Bir gün eve döndüğünde üzüntülü, hasta gibi bir hali vardı. Ne olduğunu sorduğumuzda 50 bin lirasını kaybettiğini anlattı. Sürekli hayıflanıyordu. Biz "merak etme, kendi paramızdan telafi ederiz, bu kadar üzülmeye değmez altı üstü 50 bin lira" dediğimizde, "sorun para değil, Devrimci Hareketin bir şeyine iyi sahip çıkmadım. Bugün paramı kaybettim, yarın kimliğimi, silahımı kaybederim. Tehlikeli olanı bu kadar nasıl dikkatsizlik yaptığım" demişti. Oysa parasını montunun cebindeki küçük bir delikten astarına düşürmüş. Başka bir yoldaş rasgele parayı buldu. Sık sık “komutan olacağım, ondan sonra daha ileri, MK olacağım” derdi. Biz de "kariyerist" diye espri yapardık. İsmail'de cevap çoktu. "Ben asker olarak hep kalırsan, sen kalırsan yeni birliklere kim komutanlık yapacak. Ben de zaten kariyer olarak onu söylemiyorum. Birikim olarak, yetkinlik olarak öyle olacağım. Hem komutan olmayı düşünmeyen, sorumluluk almayı düşünmeyen birisi devrimi de düşünmez.

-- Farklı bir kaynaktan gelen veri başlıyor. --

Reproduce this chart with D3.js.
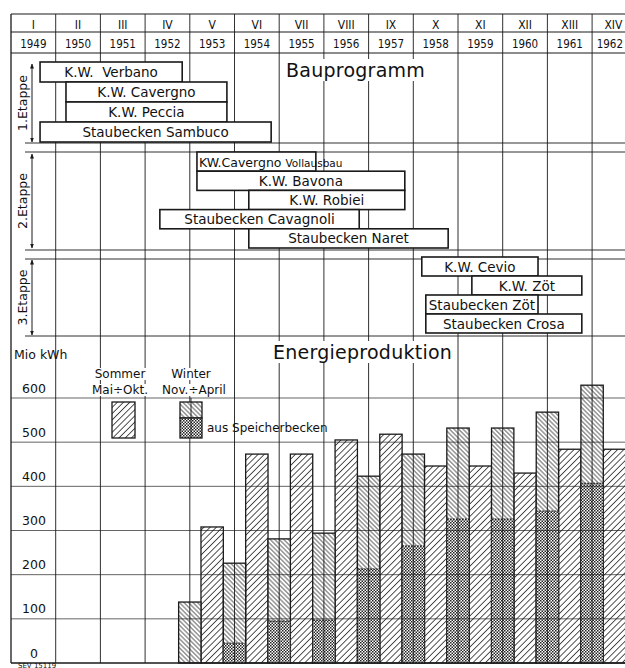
<!DOCTYPE html>
<html>
<head>
<meta charset="utf-8">
<script src="https://cdn.jsdelivr.net/npm/d3@7/dist/d3.min.js"></script>
<style>
body { margin: 0; background: #fff; }
svg text { font-family: "DejaVu Sans", sans-serif; fill: #111; }
svg text.narrow { font-family: "DejaVu Sans Condensed", "DejaVu Sans", sans-serif; font-stretch: condensed; }
</style>
</head>
<body>
<div id="chart"></div>
<script>
const width = 625;
const height = 668;

// columns
const years = [1949, 1950, 1951, 1952, 1953, 1954, 1955, 1956, 1957, 1958, 1959, 1960, 1961, 1962];
const romans = ["I", "II", "III", "IV", "V", "VI", "VII", "VIII", "IX", "X", "XI", "XII", "XIII", "XIV"];

// Bauprogramm
const projectNames = ["K.W.  Verbano", "K.W. Cavergno", "K.W. Peccia", "Staubecken Sambuco",
    "KW.Cavergno Vollausbau", "K.W. Bavona", "K.W. Robiei", "Staubecken Cavagnoli", "Staubecken Naret",
    "K.W. Cevio", "K.W. Zöt", "Staubecken Zöt", "Staubecken Crosa"];
const projectStage = [1, 1, 1, 1, 2, 2, 2, 2, 2, 3, 3, 3, 3];
const projectStart = [1949.65, 1950.23, 1950.23, 1949.65, 1953.16, 1953.16, 1954.32, 1952.33, 1954.32, 1958.19, 1959.31, 1958.28, 1958.28];
const projectEnd = [1952.83, 1953.83, 1953.83, 1954.82, 1955.82, 1957.81, 1957.81, 1956.79, 1958.78, 1960.79, 1961.77, 1960.79, 1961.77];
const stageLabels = ["1.Etappe", "2.Etappe", "3.Etappe"];

// Energieproduktion (Mio kWh)
const summerYears = [1953, 1954, 1955, 1956, 1957, 1958, 1959, 1960, 1961, 1962];
const summerTotal = [308, 473, 473, 505, 518, 446, 446, 430, 484, 484];
const winterSeasons = ["1952/53", "1953/54", "1954/55", "1955/56", "1956/57", "1957/58", "1958/59", "1959/60", "1960/61", "1961/62"];
const winterTotal = [138, 226, 281, 294, 423, 473, 532, 532, 568, 629];
const winterStorage = [0, 45, 95, 97, 213, 265, 326, 326, 344, 407];
const energyTicks = [0, 100, 200, 300, 400, 500, 600];

const left = 11;
const right = 636.8;
const ink = "#1a1a1a";

let svg = d3.select("#chart").append("svg")
    .attr("width", width)
    .attr("height", height);

let defs = svg.append("defs");

function hatch(id, size, angle, sw) {
    let p = defs.append("pattern")
        .attr("id", id)
        .attr("patternUnits", "userSpaceOnUse")
        .attr("width", size)
        .attr("height", size)
        .attr("patternTransform", `rotate(${angle})`);
    p.append("rect").attr("width", size).attr("height", size).attr("fill", "#fff");
    p.append("line")
        .attr("x1", size / 2).attr("y1", 0)
        .attr("x2", size / 2).attr("y2", size)
        .attr("stroke", ink)
        .attr("stroke-width", sw);
}
hatch("summer", 4.4, 45, 0.75);
hatch("winter", 3.2, -45, 0.7);

let chk = defs.append("pattern")
    .attr("id", "storage")
    .attr("patternUnits", "userSpaceOnUse")
    .attr("width", 3)
    .attr("height", 3);
chk.append("rect").attr("width", 3).attr("height", 3).attr("fill", "#fff");
chk.append("rect").attr("width", 1.5).attr("height", 1.5).attr("fill", "#222");
chk.append("rect").attr("x", 1.5).attr("y", 1.5).attr("width", 1.5).attr("height", 1.5).attr("fill", "#222");

defs.append("marker")
    .attr("id", "arrow")
    .attr("viewBox", "0 0 10 10")
    .attr("refX", 9).attr("refY", 5)
    .attr("markerWidth", 5).attr("markerHeight", 7)
    .attr("orient", "auto-start-reverse")
    .attr("markerUnits", "userSpaceOnUse")
    .append("path")
    .attr("d", "M0,1 L10,5 L0,9 Z")
    .attr("fill", ink);

// scales
let xTime = d3.scaleLinear().domain([1949, 1963]).range([left, right]);
let xBand = d3.scaleBand().domain(years).range([left, right]);
let colW = xBand.bandwidth();

let yScale = d3.scaleLinear().domain([0, 600]).range([663, 398]);

const stageBox = {1: [62, 142], 2: [152, 248], 3: [257, 333]};
const stageArrow = {1: [63, 143], 2: [153, 249], 3: [259, 336]};

let rowScales = {};
[1, 2, 3].forEach(s => {
    rowScales[s] = d3.scaleBand()
        .domain(projectNames.filter((n, i) => projectStage[i] === s))
        .range(stageBox[s]);
});

// energy bars
let bars = svg.append("g").attr("stroke", ink).attr("stroke-width", 1.3);

bars.selectAll("rect.summer")
    .data(summerYears)
    .join("rect")
    .attr("class", "summer")
    .attr("x", (d, i) => xTime(d + 0.5) - colW / 4)
    .attr("width", colW / 2)
    .attr("y", (d, i) => yScale(summerTotal[i]))
    .attr("height", (d, i) => yScale(0) - yScale(summerTotal[i]))
    .attr("fill", "url(#summer)");

let wg = bars.selectAll("g.winter")
    .data(winterSeasons)
    .join("g")
    .attr("class", "winter");

wg.append("rect")
    .attr("x", (d, i) => xTime(summerYears[i]) - colW / 4)
    .attr("width", colW / 2)
    .attr("y", (d, i) => yScale(winterTotal[i]))
    .attr("height", (d, i) => yScale(0) - yScale(winterTotal[i]))
    .attr("fill", "url(#winter)");

wg.filter((d, i) => winterStorage[i] > 0)
    .append("rect")
    .attr("x", d => xTime(summerYears[winterSeasons.indexOf(d)]) - colW / 4)
    .attr("width", colW / 2)
    .attr("y", d => yScale(winterStorage[winterSeasons.indexOf(d)]))
    .attr("height", d => yScale(0) - yScale(winterStorage[winterSeasons.indexOf(d)]))
    .attr("fill", "url(#storage)")
    .attr("stroke-width", 1)
    .attr("stroke-dasharray", "2,1");

// grid
let grid = svg.append("g").attr("stroke", ink).attr("stroke-width", 0.9);

grid.selectAll("line.col")
    .data(years)
    .join("line")
    .attr("class", "col")
    .attr("x1", d => xTime(d)).attr("x2", d => xTime(d))
    .attr("y1", 14).attr("y2", 663)
    .attr("stroke-width", (d, i) => i === 0 ? 1.3 : 0.9);

grid.selectAll("line.row")
    .data(energyTicks.slice(1))
    .join("line")
    .attr("class", "row")
    .attr("x1", left).attr("x2", right)
    .attr("y1", d => yScale(d)).attr("y2", d => yScale(d))
    .attr("stroke-width", 0.8)
    .attr("stroke-opacity", 0.85);

grid.append("line").attr("x1", left).attr("x2", right).attr("y1", yScale(0)).attr("y2", yScale(0)).attr("stroke-width", 1.6);
[14, 32, 53].forEach(y => {
    grid.append("line").attr("x1", left).attr("x2", right).attr("y1", y).attr("y2", y).attr("stroke-width", 1.2);
});
[143, 152, 250, 259, 336].forEach(y => {
    grid.append("line").attr("x1", 25).attr("x2", right).attr("y1", y).attr("y2", y);
});

// header (last column is cut by the page edge, keep its labels inside)
function headerRow(labels, y, size) {
    svg.append("g").selectAll("text")
        .data(labels)
        .join("text")
        .attr("class", "narrow")
        .attr("x", (d, i) => xBand(years[i]) + colW / 2)
        .attr("y", y)
        .attr("text-anchor", "middle")
        .style("font-size", size)
        .text(d => d)
        .each(function() {
            let bb = this.getBBox();
            if (bb.x + bb.width > width - 2) {
                d3.select(this).attr("x", +d3.select(this).attr("x") - (bb.x + bb.width - (width - 2)));
            }
        });
}
headerRow(romans, 29, "12px");
headerRow(years, 48, "11.5px");

// stage arrows
let stages = svg.append("g");
[1, 2, 3].forEach(s => {
    let [y0, y1] = stageArrow[s];
    stages.append("line")
        .attr("x1", 32).attr("x2", 32)
        .attr("y1", y0 + 1).attr("y2", y1 - 1)
        .attr("stroke", ink)
        .attr("stroke-width", 1)
        .attr("marker-start", "url(#arrow)")
        .attr("marker-end", "url(#arrow)");
    stages.append("text")
        .attr("transform", `translate(27,${(y0 + y1) / 2}) rotate(-90)`)
        .attr("text-anchor", "middle")
        .style("font-size", "12.5px")
        .text(stageLabels[s - 1]);
});

// project boxes
let boxes = svg.append("g").selectAll("g")
    .data(projectNames)
    .join("g");

boxes.append("rect")
    .attr("x", (d, i) => xTime(projectStart[i]))
    .attr("width", (d, i) => xTime(projectEnd[i]) - xTime(projectStart[i]))
    .attr("y", (d, i) => rowScales[projectStage[i]](d))
    .attr("height", (d, i) => rowScales[projectStage[i]].bandwidth())
    .attr("fill", "#fff")
    .attr("stroke", ink)
    .attr("stroke-width", 1.6);

boxes.filter(d => d !== "KW.Cavergno Vollausbau")
    .append("text")
    .attr("x", d => {
        let i = projectNames.indexOf(d);
        return (xTime(projectStart[i]) + xTime(projectEnd[i])) / 2;
    })
    .attr("y", d => {
        let i = projectNames.indexOf(d);
        return rowScales[projectStage[i]](d) + rowScales[projectStage[i]].bandwidth() / 2 + 5;
    })
    .attr("text-anchor", "middle")
    .style("font-size", "13.5px")
    .style("white-space", "pre")
    .attr("xml:space", "preserve")
    .text(d => d);

let vb = boxes.filter(d => d === "KW.Cavergno Vollausbau")
    .append("text")
    .attr("x", d => xTime(projectStart[projectNames.indexOf(d)]) + 2)
    .attr("y", d => rowScales[2](d) + rowScales[2].bandwidth() / 2 + 5);
vb.append("tspan").style("font-size", "12.5px").text("KW.Cavergno ");
vb.append("tspan").style("font-size", "10.5px").text("Vollausbau");

// titles with white backing
function title(txt, x, y) {
    let g = svg.append("g");
    let t = g.append("text")
        .attr("x", x).attr("y", y)
        .style("font-size", "19px")
        .style("letter-spacing", "0.25px")
        .text(txt);
    let bb = t.node().getBBox();
    g.insert("rect", "text")
        .attr("x", bb.x - 3).attr("y", bb.y)
        .attr("width", bb.width + 6).attr("height", bb.height)
        .attr("fill", "#fff");
}
title("Bauprogramm", 286, 77);
title("Energieproduktion", 273, 359);

// y axis
let yAxis = svg.append("g")
    .call(d3.axisLeft(yScale).tickValues(energyTicks).tickSize(0))
    .attr("font-family", null)
    .attr("font-size", null);
yAxis.select(".domain").remove();
yAxis.selectAll("text")
    .attr("x", 34)
    .attr("dy", -6)
    .attr("text-anchor", "middle")
    .attr("fill", "#111")
    .style("font-size", "12.5px");

svg.append("text")
    .attr("x", 14).attr("y", 359)
    .style("font-size", "12.5px")
    .text("Mio kWh");

// legend
let legend = svg.append("g");
[["Sommer", 120, 378], ["Mai÷Okt.", 120, 394], ["Winter", 191, 378], ["Nov.÷April", 194, 394]].forEach(([t, x, y]) => {
    let tx = legend.append("text")
        .attr("x", x).attr("y", y)
        .attr("text-anchor", "middle")
        .style("font-size", "12px")
        .text(t);
    let bb = tx.node().getBBox();
    legend.insert("rect", "text")
        .attr("x", bb.x - 1).attr("y", bb.y + 1)
        .attr("width", bb.width + 2).attr("height", bb.height - 2)
        .attr("fill", "#fff");
});
legend.append("rect")
    .attr("x", 112).attr("y", 402).attr("width", 23).attr("height", 36)
    .attr("fill", "url(#summer)").attr("stroke", ink).attr("stroke-width", 1.3);
legend.append("rect")
    .attr("x", 180).attr("y", 402).attr("width", 22).attr("height", 16)
    .attr("fill", "url(#winter)").attr("stroke", ink).attr("stroke-width", 1.3);
legend.append("rect")
    .attr("x", 180).attr("y", 418).attr("width", 22).attr("height", 20)
    .attr("fill", "url(#storage)").attr("stroke", ink).attr("stroke-width", 1.3);
legend.append("line")
    .attr("x1", 191).attr("x2", 191).attr("y1", 398).attr("y2", 438)
    .attr("stroke", ink).attr("stroke-width", 0.9);
legend.append("text")
    .attr("x", 207).attr("y", 432)
    .style("font-size", "12px")
    .text("aus Speicherbecken");

svg.append("text")
    .attr("x", 18).attr("y", 667.5)
    .style("font-size", "7px")
    .text("SEV 15119");
</script>
</body>
</html>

Bir Devrimci Sol'cu hep ilerisini istemeli, bunun için çaba sarfetmeli." İsmail yoldaş sürekli kendisini yeniliyor, yeni şeyler öğreniyor, öğrendiklerini bizlerle paylaşıyordu. Onun kadar hızlı gelişen ve gelişim için çaba sarfeden insan az bulunur denilebilir.

İsmail yoldaş "üzerimde silah olduğu müddetçe düşman beni sağ yakalayamaz" sözüne layık bir şekilde bulunduğu üssü düşmana korkulu bir mevzi haline dönüştürerek şehit düştü. O, eylemlerin hep önünde yer alan, devrim için, halkı için her türlü fedakarlığı, özveriyi gösteren devrim emekçisiydi. Seminerini verdiği ve hep gözleri ışıldayarak anlattığı konu olan "PARTİ" onun ve diğer şehitlerimizin kanları üzerine kuruldu. Onun eylemlerdeki cüreti, emekçiliği, fedakarlığı bugün Parti-Cephe savaşçılarına örnek oluyor, yol gösteriyor.